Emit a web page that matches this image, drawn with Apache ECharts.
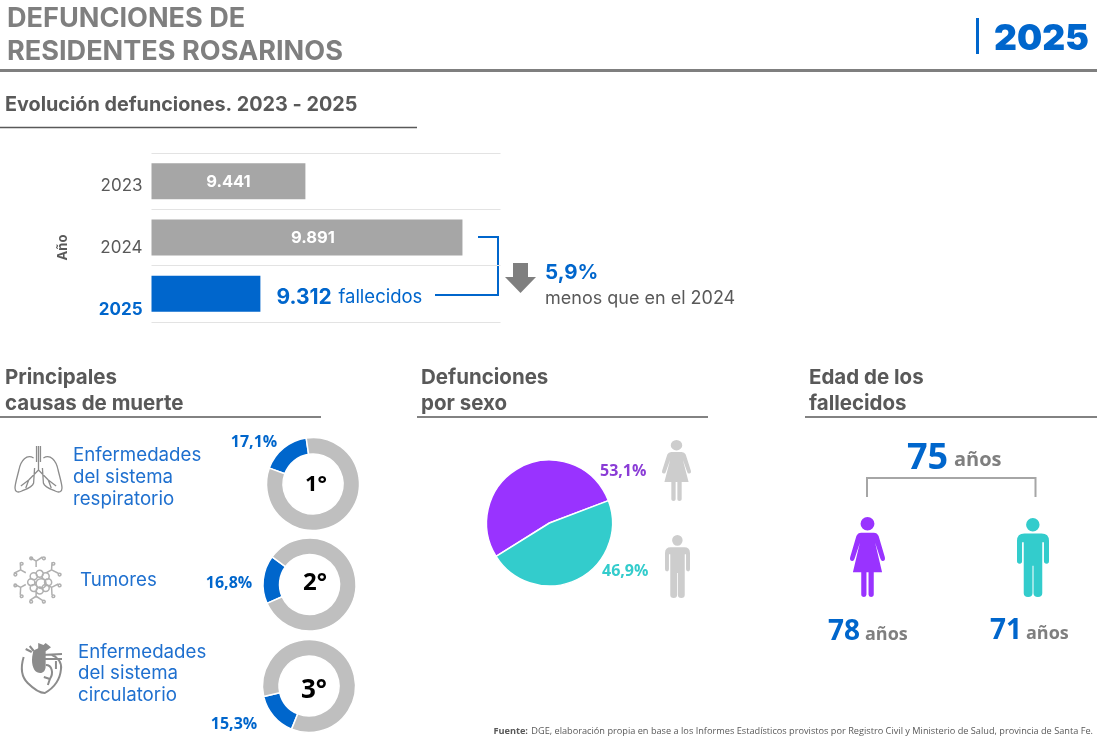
<!DOCTYPE html>
<html><head><meta charset="utf-8">
<style>html,body{margin:0;padding:0;background:#fff}#c{width:1100px;height:746px}</style>
<script src="https://cdn.jsdelivr.net/npm/echarts@6/dist/echarts.min.js"></script>
</head><body><div id="c"></div>
<script>
// ---- data ----
const years = ['2023','2024','2025'];
const deaths = [9441,9891,9312];
const causeNames = [['Enfermedades','del sistema','respiratorio'],['Tumores'],['Enfermedades','del sistema','circulatorio']];
const causeShares = [17.1,16.8,15.3];
const causeRanks = ['1°','2°','3°'];
const sexShares = [53.1,46.9];
const ageAll = 75, ageWomen = 78, ageMen = 71;
const changePct = '5,9%';

const BLUE='#0066CC', GREY='#A6A6A6', DONUT='#BFBFBF', PURPLE='#9933FF', TEAL='#33CCCC', TXT='#595959';
const RW='Inter', OS='"Open Sans"';
const fmtDots = v => String(v).replace(/\B(?=(\d{3})+$)/g,'.');
const fmtPct = v => v.toFixed(1).replace('.',',')+'%';

function T(x,y,text,size,fill,weight,family,align){
  return {type:'text',x,y,silent:true,style:{text,fontSize:size,fill,fontWeight:weight||'normal',fontFamily:family||RW,align:align||'left',verticalAlign:'middle'}};
}
function L(x1,y1,x2,y2,stroke,w){return {type:'line',silent:true,shape:{x1,y1,x2,y2},style:{stroke,lineWidth:w}};}
function P(d,x,y,width,height,style){return {type:'path',silent:true,shape:{pathData:d,layout:'cover',x,y,width,height},style};}

const WOMAN='M50 0a20 20 0 1 1-.01 0zM32 46L68 46Q78 46 82 56L100 118Q102 128 94 129Q89 130 87 122L72 76L92 162L68 162L68 228Q68 235 60 235Q53 235 53 228L53 162L47 162L47 228Q47 235 40 235Q32 235 32 228L32 162L8 162L28 76L13 122Q11 130 6 129Q-2 128 0 118L18 56Q22 46 32 46Z';
const MAN='M47 0a20 20 0 1 1-.01 0zM22 46L73 46Q95 46 95 68L95 128Q95 136 88 136Q80 136 80 128L80 72L75 72L75 224Q75 235 62 235Q49 235 49 224L49 142L46 142L46 224Q46 235 33 235Q20 235 20 224L20 72L15 72L15 128Q15 136 8 136Q0 136 0 128L0 68Q0 46 22 46Z';
const LUNGS='M24 0L24 24M24 24L14 34M24 24L34 34M14 34L6 40M14 34L11 42M34 34L42 40M34 34L37 42M19 12C12 8 6 14 4 24C2 32 0 38 0 42C0 46 3 47 7 45C12 43 18 41 19 37L20 22M29 12C36 8 42 14 44 24C46 32 48 38 48 42C48 46 45 47 41 45C36 43 30 41 29 37L28 22M22 0L22 16M26 0L26 16';
const HEART='M2 14C-1 24 0 34 6 40C12 46 18 50 23 50C30 46 38 38 39 26C40 20 36 14 30 12M20 12L40 11M22 16L40 16M4 6L10 9M8 3L12 8M24 22C30 22 32 30 28 36M28 36L22 34M28 36L26 42M34 18L34 26';
const HEARTFILL='M12 10C12 6 16 6 17 5L17 0L22 2L24 0L29 4L24 8L24 22C24 28 20 30 16 28C12 26 10 18 12 10Z';

const snow = (function(){ // decorative icon outline, unit box 48x48
  let d='';const c=(x,y,r)=>`M${(x+r).toFixed(1)} ${y.toFixed(1)}a${r} ${r} 0 1 1-.01 0z`;
  d+=c(24,24,5);
  for(let i=0;i<8;i++){const a=i*Math.PI/4;d+=c(24+8.5*Math.cos(a),24+8.5*Math.sin(a),3.6);}
  for(let i=0;i<6;i++){const a=Math.PI/2+i*Math.PI/3;
    const x1=24+12*Math.cos(a),y1=24+12*Math.sin(a),x2=24+18*Math.cos(a),y2=24+18*Math.sin(a);
    d+=`M${x1.toFixed(1)} ${y1.toFixed(1)}L${x2.toFixed(1)} ${y2.toFixed(1)}`;
    for(const s of [-.28,.28]){const xe=24+23*Math.cos(a+s),ye=24+23*Math.sin(a+s);
      d+=`M${x2.toFixed(1)} ${y2.toFixed(1)}L${xe.toFixed(1)} ${ye.toFixed(1)}`+c(xe,ye,1.4);}
  }
  return d;
})();

const icons=[
  P(LUNGS,15,446,47,46,{stroke:'#8C8C8C',lineWidth:1.3,fill:'none'}),
  P(snow,14,557,47,46,{stroke:'#B0B0B0',lineWidth:1.5,fill:'none'}),
  P(HEART,22,646,40,47,{stroke:'#8C8C8C',lineWidth:2,fill:'none'}),
  P(HEARTFILL,32,643,19,30,{fill:'#8C8C8C'}),
  P(WOMAN,662,440,29,61,{fill:'#CDCDCD'}),
  P(MAN,665,535,25,63,{fill:'#CDCDCD'}),
  P(WOMAN,850,517,35,80,{fill:PURPLE}),
  P(MAN,1017,518,32,79,{fill:TEAL})
];

const donutCentres=[[313,484],[309.5,584.5],[309,686]];
const donutStarts=[160,204,248];
const donutSeries=causeShares.map((v,i)=>({
  type:'pie',silent:true,animation:false,radius:[30,46.5],center:donutCentres[i],startAngle:donutStarts[i],
  label:{show:false},labelLine:{show:false},
  itemStyle:{borderColor:'#fff',borderWidth:1.5},
  data:[{value:v,itemStyle:{color:BLUE}},{value:+(100-v).toFixed(1),itemStyle:{color:DONUT}}]
}));

const causeLines=[[73,[455,477,499]],[80,[580]],[78,[652,673,695]]];
const causeTexts=[];
causeNames.forEach((lines,i)=>lines.forEach((s,j)=>causeTexts.push(T(causeLines[i][0],causeLines[i][1][j],s,18.7,'#1F70CF','normal',RW))));

const graphicEls=[
  T(7,19,'DEFUNCIONES DE',27.1,'#7F7F7F','bold'),
  T(7,52,'RESIDENTES ROSARINOS',27.1,'#7F7F7F','bold'),
  L(0,70.5,1097,70.5,'#7F7F7F',3),
  L(977.5,18,977.5,54,BLUE,3),
  T(994,39,'2025',35.5,BLUE,'900'),
  T(5,105,'Evolución defunciones. 2023 - 2025',19.8,TXT,'bold'),
  L(0,127.5,417,127.5,'#595959',1.5),
  T(5,378,'Principales',20.5,TXT,'bold'),T(5,404,'causas de muerte',20.5,TXT,'bold'),L(0,417,321,417,'#595959',1.5),
  T(421,378,'Defunciones',20.5,TXT,'bold'),T(421,404,'por sexo',20.5,TXT,'bold'),L(417,417,708,417,'#595959',1.5),
  T(809,378,'Edad de los',20.5,TXT,'bold'),T(809,404,'fallecidos',20.5,TXT,'bold'),L(805,417,1097,417,'#595959',1.5),
  {type:'polyline',silent:true,shape:{points:[[478,237],[498,237],[498,295],[435,295]]},style:{stroke:BLUE,lineWidth:2,fill:'none'}},
  {type:'polygon',silent:true,shape:{points:[[513,263],[528,263],[528,277],[536,277],[520.5,293],[505,277],[513,277]]},style:{fill:'#7F7F7F'}},
  T(545,273,changePct,20.5,BLUE,'bold'),
  T(545,299,'menos que en el 2024',18,TXT),
  ...causeTexts,
  T(254,442,fmtPct(causeShares[0]),16,BLUE,'bold',OS,'center'),
  T(229,583,fmtPct(causeShares[1]),16,BLUE,'bold',OS,'center'),
  T(234,724,fmtPct(causeShares[2]),16,BLUE,'bold',OS,'center'),
  T(316,485,causeRanks[0],22,'#000','bold',OS,'center'),
  T(315,583,causeRanks[1],24,'#000','bold',OS,'center'),
  T(314,691,causeRanks[2],26,'#000','bold',OS,'center'),
  T(600,471,fmtPct(sexShares[0]),16,'#8A3CD6','bold',OS),
  T(602,571,fmtPct(sexShares[1]),16,TEAL,'bold',OS),
  {type:'polyline',silent:true,shape:{points:[[867,497],[867,478],[1035.5,478],[1035.5,497]]},style:{stroke:'#A6A6A6',lineWidth:2,fill:'none'}},
  T(907,459,String(ageAll),36,BLUE,'bold',OS),T(954,460,'años',20,'#7F7F7F','bold',OS),
  T(828,632,String(ageWomen),28,BLUE,'bold',OS),T(865,635,'años',18,'#7F7F7F','bold',OS),
  T(990,631,String(ageMen),28,BLUE,'bold',OS),T(1026,634,'años',18,'#7F7F7F','bold',OS),
  {type:'text',x:1093,y:731,silent:true,style:{
    text:'{b|Fuente:} {n|DGE, elaboración propia en base a los Informes Estadísticos provistos por Registro Civil y Ministerio de Salud, provincia de Santa Fe.}',
    align:'right',verticalAlign:'middle',
    rich:{b:{fontFamily:OS,fontSize:9.2,fontWeight:'bold',fill:'#595959'},n:{fontFamily:OS,fontSize:9.2,fill:'#595959'}}}}
];

const barOffsets=[[0,1],[6,1]];
const chart=echarts.init(document.getElementById('c'),null,{width:1100,height:746});
chart.setOption({
  animation:false,backgroundColor:'#fff',
  grid:{left:151.5,top:153,width:349,height:169,containLabel:false},
  xAxis:{type:'value',min:9000,max:10000,show:false},
  yAxis:{type:'category',inverse:true,data:years,
    name:'Año',nameLocation:'middle',nameGap:82,nameRotate:90,
    nameTextStyle:{fontFamily:RW,fontWeight:'bold',fontSize:13,color:'#595959',padding:[0,20,0,0]},
    axisLine:{show:false},axisTick:{show:false},
    splitLine:{show:true,lineStyle:{color:'#E3E3E3',width:1}},
    axisLabel:{margin:9,fontFamily:RW,
      formatter:v=>'{y'+v+'|'+v+'}',
      rich:{y2023:{fontFamily:RW,fontSize:17,color:TXT,padding:[9,0,0,0]},
            y2024:{fontFamily:RW,fontSize:17,color:TXT,padding:[20,0,0,0]},
            y2025:{fontFamily:RW,fontSize:17,fontWeight:'bold',color:BLUE,padding:[32,0,0,0]}}}},
  series:[{type:'bar',silent:true,barWidth:36,
    data:deaths.map((v,i)=>({value:v,itemStyle:{color:i===2?BLUE:GREY},
      label:i===2?{show:true,position:'right',distance:15,offset:[1,4],
        formatter:p=>'{b|'+fmtDots(p.value)+'}  {n|fallecidos}',
        rich:{b:{fontFamily:RW,fontSize:21,fontWeight:'bold',color:BLUE},n:{fontFamily:RW,fontSize:18.5,color:BLUE}}}
       :{show:true,position:'inside',formatter:p=>fmtDots(p.value),fontFamily:RW,fontSize:16.5,fontWeight:'bold',color:'#fff',offset:barOffsets[i]}}))},
    ...donutSeries,
    {type:'pie',silent:true,radius:[0,63],center:[549.5,523],startAngle:212,label:{show:false},labelLine:{show:false},
      itemStyle:{borderColor:'#fff',borderWidth:1.5},
      data:[{value:sexShares[0],itemStyle:{color:PURPLE}},{value:sexShares[1],itemStyle:{color:TEAL}}]},
    {type:'custom',coordinateSystem:'none',silent:true,data:icons.map((_,i)=>[i]),renderItem:(p,api)=>icons[api.value(0)]}
  ],
  graphic:{elements:graphicEls}
});
</script></body></html>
____________
What to do => From the first line of the listing above, repeat every line through the one holding "const changePct = '5,9%';". Both ends count, and pictures stay out.

Reply =>
Emit a web page that matches this image, drawn with Apache ECharts.
<!DOCTYPE html>
<html><head><meta charset="utf-8">
<style>html,body{margin:0;padding:0;background:#fff}#c{width:1100px;height:746px}</style>
<script src="https://cdn.jsdelivr.net/npm/echarts@6/dist/echarts.min.js"></script>
</head><body><div id="c"></div>
<script>
// ---- data ----
const years = ['2023','2024','2025'];
const deaths = [9441,9891,9312];
const causeNames = [['Enfermedades','del sistema','respiratorio'],['Tumores'],['Enfermedades','del sistema','circulatorio']];
const causeShares = [17.1,16.8,15.3];
const causeRanks = ['1°','2°','3°'];
const sexShares = [53.1,46.9];
const ageAll = 75, ageWomen = 78, ageMen = 71;
const changePct = '5,9%';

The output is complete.